Artinya, kita harus sadar sejak awal bahwa begitu mereka dilantik menjadi anggota DPR,pada saat itu juga potensi korupsinya muncul. Cara menghalanginya menurut saya bisa terbagi ke dalam tiga hal. Pertama, reformasi internal DPR dengan mendorong keterbukaan dan pertanggungjawaban dalam berbagai pengambilan keputusan sehingga tidak ada kongkalikong atau politik dagang sapi.
Merumuskan ulang kode etik anggota DPR yang dapat memberikan sabuk pengaman bagi kemungkinan lahirnya potensi korupsi dan konflik kepentingan serta memperkuat posisi pengawas internal DPR. Gagasan ini harus dikawal KPK dan kalangan antikorupsi sehingga bangunan sistem internal DPR ke depan bisa lebih menjamin akuntabilitas dan transparansi. Kedua, memperkokoh posisi kontrol masyarakat dan konstituen untuk mengendalikan perilaku anggota Dewan.

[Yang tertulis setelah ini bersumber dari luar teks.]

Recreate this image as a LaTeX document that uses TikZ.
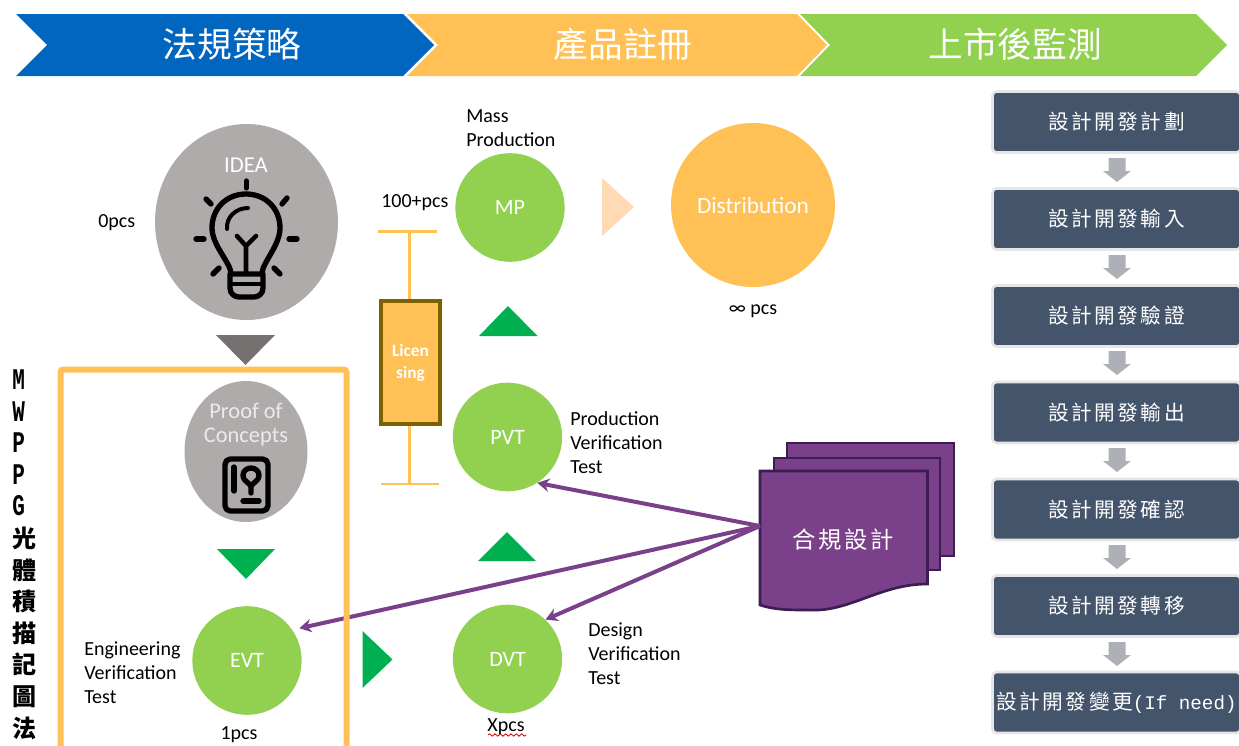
\documentclass[tikz,border=0pt]{standalone}
\usepackage{fontspec}
\setmainfont{Carlito}
\newfontfamily\cjk{Noto Sans CJK TC}
\newfontfamily\cjksp[LetterSpace=12]{Noto Sans CJK TC}
\newfontfamily\monohalf{Liberation Mono}
\newfontfamily\narrowb[FakeStretch=0.7]{Liberation Mono Bold}
\usetikzlibrary{shapes.geometric,decorations.pathmorphing,arrows.meta}
\definecolor{hblue}{HTML}{0066BF}
\definecolor{horange}{HTML}{FFC055}
\definecolor{hgreen}{HTML}{92D050}
\definecolor{dgreen}{HTML}{00B050}
\definecolor{ggray}{HTML}{AFABAB}
\definecolor{tgray}{HTML}{767171}
\definecolor{pale}{HTML}{FFDAB5}
\definecolor{slate}{HTML}{44546A}
\definecolor{slateb}{HTML}{E7E6E6}
\definecolor{arrgray}{HTML}{ADB0B6}
\definecolor{purp}{HTML}{7A4089}
\definecolor{purpd}{HTML}{3B1D52}
\definecolor{brownb}{HTML}{7F6000}
\tikzset{
  header/.style={font=\cjk\fontsize{26}{30}\selectfont,text=white,inner sep=0pt},
  bubble/.style={ellipse,inner sep=0pt,text=white,font=\fontsize{16.5}{18}\selectfont},
  greenb/.style={bubble,fill=hgreen,minimum width=82,minimum height=81.5},
  plain/.style={font=\fontsize{15}{18}\selectfont,inner sep=0pt,text=black,align=left},
  flowbox/.style={rectangle,rounded corners=3,fill=slate,draw=slateb,line width=2,minimum width=186,minimum height=45.75,inner sep=0pt,text=white,font=\cjksp\fontsize{15.5}{18}\selectfont},
  gar/.style={fill=arrgray},
  purparrow/.style={draw=purp,line width=3,-{Stealth[length=9,width=10]}},
  page/.style={fill=purp,draw=purpd,line width=2},
  icon/.style={draw=black,line cap=round,line join=round,line width=4},
}
\newcommand\garrow[1]{\fill[gar,shift={(1117,#1)}] (-8.5,0)--(8.5,0)--(8.5,13)--(14,13)--(0,24)--(-14,13)--(-8.5,13)--cycle;}
\begin{document}
\begin{tikzpicture}[x=0.75pt,y=-0.75pt]
\useasboundingbox (0,0) rectangle (1239,746);
\clip (0,0) rectangle (1239,746);
% header chevrons
\fill[hblue] (16,14)--(403,14)--(434,45)--(403,76)--(16,76)--(47,45)--cycle;
\fill[horange] (407,14)--(797,14)--(827,45)--(797,76)--(407,76)--(438,45)--cycle;
\fill[hgreen] (800,14)--(1196,14)--(1227,45)--(1196,76)--(800,76)--(830,45)--cycle;
\node[header] (h1) at (232,44) {法規策略};
\node[header] (h2) at (623,44) {產品註冊};
\node[header] (h3) at (1015,44) {上市後監測};
% bubbles
\node[bubble,fill=ggray,minimum width=137.25,minimum height=147] (idea) at (246.5,222) {};
\node[bubble,fill=ggray,minimum width=92.25,minimum height=105.75] (poc) at (246,451.5) {};
\node[greenb] (mp) at (510,207.5) {MP};
\node[greenb] (pvt) at (507.5,437) {PVT};
\node[greenb] (dvt) at (507.5,659) {DVT};
\node[greenb] (evt) at (247,660.5) {EVT};
\node[bubble,fill=horange,minimum width=123,minimum height=123,font=\fontsize{17.5}{20}\selectfont] (dist) at (753,205) {Distribution};
\node[bubble,minimum width=0,font=\fontsize{17}{18}\selectfont,text=white] (ideat) at (246,165) {IDEA};
\node[bubble,ellipse,align=center,font=\fontsize{16.8}{18}\selectfont,text=white!92!black] (poct) at (246,425) {Proof of\\Concepts};
% bulb icon
\begin{scope}[icon]
\draw (231,273) .. controls (230,262) and (212,245) .. (212,228) .. controls (212,208) and (227,194) .. (246,194) .. controls (265,194) and (280,208) .. (280,228) .. controls (280,245) and (263,262) .. (262,273);
\draw[line width=3] (227,229) .. controls (226,217) and (236,208) .. (248,208);
\draw[line width=3.4] (237,236)--(246,246)--(256,236) (246,246)--(246,273);
\draw (230,274)--(263,274)--(263,288) .. controls (263,294) and (258,297) .. (254,297) -- (239,297) .. controls (235,297) and (230,294) .. (230,288) -- cycle;
\draw[line width=2.6,draw=black] (230,284)--(263,284);
\draw (246.3,181)--(246.3,188);
\draw (206,199)--(211,204);
\draw (282,204)--(287,198);
\draw (196,239)--(204,239);
\draw (289,239)--(297,239);
\draw (213,274)--(219,268);
\draw (274,268)--(280,274);
\end{scope}
% proof of concept icon
\begin{scope}[icon]
\draw[rounded corners=4] (225,459) rectangle (268,511);
\draw (234,467)--(234,491);
\draw[fill=none] (251,493)--(251,487) .. controls (251,483) and (243,482) .. (243,475) .. controls (243,471) and (247,468) .. (251,468) .. controls (255,468) and (259,471) .. (259,475) .. controls (259,482) and (251,483) .. (251,487);
\draw (243,501)--(259,501);
\end{scope}
% triangles
\fill[tgray] (216,335)--(275,335)--(245.5,365)--cycle;
\fill[dgreen] (479,336)--(537.5,336)--(508,306)--cycle;
\fill[dgreen] (217,549)--(275,549)--(246,579)--cycle;
\fill[dgreen] (478,561)--(536,561)--(507,532)--cycle;
\fill[dgreen] (362.5,631)--(392.5,659.5)--(362.5,688)--cycle;
\fill[pale] (602,178)--(634,207)--(602,236)--cycle;
% document stack
\path[page] (787,443)--(954,443)--(954,556)--(787,556)--cycle;
\path[page] (774,458)--(940,458)--(940,570)--(774,570)--cycle;
\path[page] (760,471)--(927.5,471)--(927.5,584) .. controls (880,584) and (850,612) .. (810,610) .. controls (790,610) and (775,610) .. (760,605)--cycle;
\node[text=white,font=\cjksp\fontsize{17.5}{20}\selectfont,inner sep=0pt] (doc) at (843,540) {合規設計};
\coordinate (docL) at (760,526);
% connectors
\draw[purparrow] (docL)--(pvt.-57);
\draw[purparrow] (docL)--(dvt.46);
\draw[purparrow] (docL)--([shift={(8,0)}]evt.36);
% frame
\draw[horange,line width=4.5,rounded corners=2] (60.5,760)--(60.5,369.5)--(346.5,369.5)--(346.5,760);
% licensing
\coordinate (captop) at (409.5,231.5);
\coordinate (capbot) at (409.5,484);
\draw[horange,line width=1.6] (378,231.5)--(437,231.5) (381,484)--(439,484);
\node[rectangle,fill=horange,draw=brownb,line width=2.4,minimum width=44.25,minimum height=92.25,inner sep=0pt,text=white,align=center,font=\bfseries\fontsize{13}{16.5}\selectfont] (lic) at (410.5,362.5) {Licen\\sing};
\draw[horange,line width=1.6] (captop)--(captop|-lic.north) (capbot)--(capbot|-lic.south);
% labels
\node[plain,anchor=west] (l0) at (98,223) {0pcs};
\node[plain,anchor=west] (l100) at (381,203) {100+pcs};
\node[plain,anchor=west] (lmass) at (466,128) {Mass\\Production};
\node[plain,anchor=center] (linf) at (753,311) {∞ pcs};
\node[plain,anchor=west] (lpvt) at (570,443) {Production\\Verification\\Test};
\node[plain,anchor=west] (ldvt) at (588,654) {Design\\Verification\\Test};
\node[plain,anchor=west] (levt) at (84,672.5) {Engineering\\Verification\\Test};
\node[plain] (l1) at (239,735) {1pcs};
\node[plain] (lx) at (506,727) {Xpcs};
\draw[red!80!black,line width=0.6,decorate,decoration={snake,amplitude=0.9,segment length=4}] (488,735)--(526,735);
% vertical title
\node[anchor=west,inner sep=0pt,align=left,font=\bfseries\fontsize{18}{23.7}\selectfont] (vt) at (12,554.5) {{\narrowb\fontsize{22.5}{23.7}\selectfont M}\\{\narrowb\fontsize{22.5}{23.7}\selectfont W}\\{\narrowb\fontsize{22.5}{23.7}\selectfont P}\\{\narrowb\fontsize{22.5}{23.7}\selectfont P}\\{\narrowb\fontsize{22.5}{23.7}\selectfont G}\\{\cjk\bfseries 光}\\{\cjk\bfseries 體}\\{\cjk\bfseries 積}\\{\cjk\bfseries 描}\\{\cjk\bfseries 記}\\{\cjk\bfseries 圖}\\{\cjk\bfseries 法}};
% flow boxes
\node[flowbox] (b1) at (1116.5,122) {設計開發計劃};
\node[flowbox] (b2) at (1116.5,219) {設計開發輸入};
\node[flowbox] (b3) at (1116.5,316) {設計開發驗證};
\node[flowbox] (b4) at (1116.5,412.5) {設計開發輸出};
\node[flowbox] (b5) at (1116.5,509.5) {設計開發確認};
\node[flowbox] (b6) at (1116.5,606) {設計開發轉移};
\node[flowbox] (b7) at (1116.5,702.5) {設計開發變更{\monohalf\fontsize{14.4}{18}\selectfont (If need)}};
\garrow{158}\garrow{255}\garrow{351}\garrow{448}\garrow{545}\garrow{642}
\end{tikzpicture}
\end{document}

Jika saat ini aturan main masih menempatkan partai politik sebagai pemegang otoritas untuk mengganti anggota DPR sewaktu- waktu,ke depan hak publik untuk mengusulkan pergantian anggota DPR harus diakomodasi. Dengan demikian, anggota Dewan memiliki ikatan yang lebih jelas terhadap konstituen yang memilihnya. Ketiga, KPK harus lebih memperkuat agenda pengawasan di lembaga parlemen dengan meningkatkan operasi penegakan hukum, terutama bagi kalangan elite DPR.
Masalahnya saat ini, yang ditangkap KPK adalah anggota DPR biasa,bukan pemegang kendali utama kekuasaan. Jika mereka yang sangat berpengaruh terjerat, efek jera akan melanda DPR.